Des dossiers "subsidiaires" ne sont pas moins urgents à traiter et les syndicats sont à l’affût en attendant l’ouverture annoncée des négociations pour apprécier les mesures prises ou à prendre, les actes posés ou à poser pour lutter contre "la vie chère" et la répartition équitable des fruits de la croissance, pour garantir les libertés syndicales et garder dans les limites supportables les prix des denrées de grande consommation (pain, hydrocarbures...) et des prestations sociales (frais de santé, d’éducation...). La gratuité absolue des manuels scolaires est annoncée avec emphase, mais saura-t-elle résoudre, à elle seule, la question de la gratuité de l’éducation dans notre pays ?

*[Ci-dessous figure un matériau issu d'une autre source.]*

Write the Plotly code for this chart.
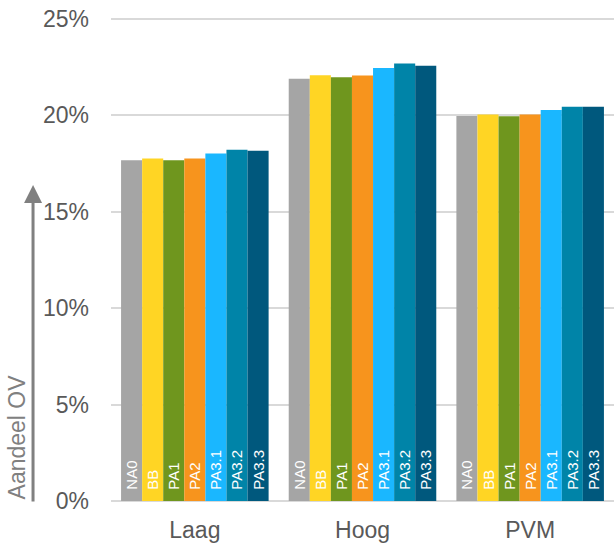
import plotly.graph_objects as go

groups = ["Laag", "Hoog", "PVM"]
series = ["NA0", "BB", "PA1", "PA2", "PA3.1", "PA3.2", "PA3.3"]
colors = ["#A5A5A5", "#FFD524", "#6F961E", "#F7941D", "#1AB7FF", "#0084A8", "#00587D"]

# share of public transport (fraction) per scenario, in group order Laag / Hoog / PVM
na0 = [0.1767, 0.2190, 0.1997]
bb = [0.1776, 0.2208, 0.2004]
pa1 = [0.1767, 0.2198, 0.1995]
pa2 = [0.1776, 0.2207, 0.2004]
pa3_1 = [0.1802, 0.2245, 0.2028]
pa3_2 = [0.1822, 0.2269, 0.2044]
pa3_3 = [0.1816, 0.2257, 0.2044]
values = [na0, bb, pa1, pa2, pa3_1, pa3_2, pa3_3]

fig = go.Figure()
for name, vals, col in zip(series, values, colors):
    fig.add_trace(go.Bar(
        x=groups, y=vals, name=name,
        marker=dict(color=col, line=dict(width=0)),
        text=[name] * len(groups),
        # two no-break spaces lift the label off the axis like in the original
        texttemplate="\u00a0\u00a0%{text}",
        textposition="inside",
        insidetextanchor="start",
        constraintext="none",
        textangle=-90,
        textfont=dict(color="white", size=15, family="Liberation Sans, Arial"),
        hoverinfo="skip",
    ))

fig.update_layout(
    width=614, height=547,
    margin=dict(l=111, r=0, t=17, b=46),
    barmode="group", bargap=0.12, bargroupgap=0,
    showlegend=False,
    paper_bgcolor="white", plot_bgcolor="white",
    font=dict(family="Liberation Sans, Arial", color="#595959", size=22),
    xaxis=dict(showline=False, ticks="", tickfont=dict(size=23, color="#595959"),
               ticklabelstandoff=13),
    # a bit of headroom above 25% so its gridline is still drawn
    yaxis=dict(range=[0, 0.251], tickvals=[0, 0.05, 0.10, 0.15, 0.20, 0.25],
               tickformat=".0%",
               showgrid=True, gridcolor="#D9D9D9", gridwidth=1.5,
               zeroline=True, zerolinecolor="#D9D9D9", zerolinewidth=1.5,
               tickfont=dict(size=23, color="#595959"), ticklabelstandoff=21),
)

# y axis title with upward arrow
fig.add_annotation(
    text="Aandeel OV", xref="paper", yref="paper", x=-0.187, y=0,
    xanchor="center", yanchor="bottom", textangle=-90, showarrow=False,
    font=dict(size=23, color="#808080"),
)
fig.add_annotation(
    xref="paper", yref="paper", x=-0.155, y=0.653, ax=0, ay=318,
    text="", showarrow=True, arrowhead=2, arrowsize=1.2, arrowwidth=3,
    arrowcolor="#808080",
)

# drop the browser's default 8px body margin so the figure fills the window
fig.write_html("out.html", config={"displayModeBar": False},
               post_script="document.body.style.margin='0';")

Et la question de l’emploi des jeunes diplômés ou à former. L’Etat reste et demeure le principal employeur dans le pays, et la politique de privatisation est loin d’être efficace pour résoudre l’endémique problème du chômage. Les inondations constituent, certes, des dossiers inattendus, mais la seule intervention de la coopération internationale ne suffira pas à assister les populations à se reconstruire des logements fiables qui résistent aux prochaines inondations. Et même si les récoltes venaient à être globalement excédentaires, comme on le prévoit, il reste que plusieurs familles se retrouveront sans rien à récolter.

On connaît désormais les risques qui pèsent sur le coton et les établissements industriels qui dépendent de la filière (huileries, usines textiles...) Tertius Zongo a-t-il prévu des solutions viables pour les producteurs nationaux ? Aura-t-il les moyens de sauver l’or blanc du Burkina de sa descente aux enfers ? Parviendra-t-il à assainir la gestion des sociétés d’Etat, comme il l’a annoncé lui-même ? Pourra-t-il lutter, avec plus d’efficacité, contre l’impunité, la corruption et les détournements, toutes choses qui handicapent notre développement ? Peut-être que le discours sur l’état de la nation qu’il prononcera bientôt devant l’Assemblée nationale nous donnera la mesure de la force de l’engagement de l’enfant prodige du Sanguié.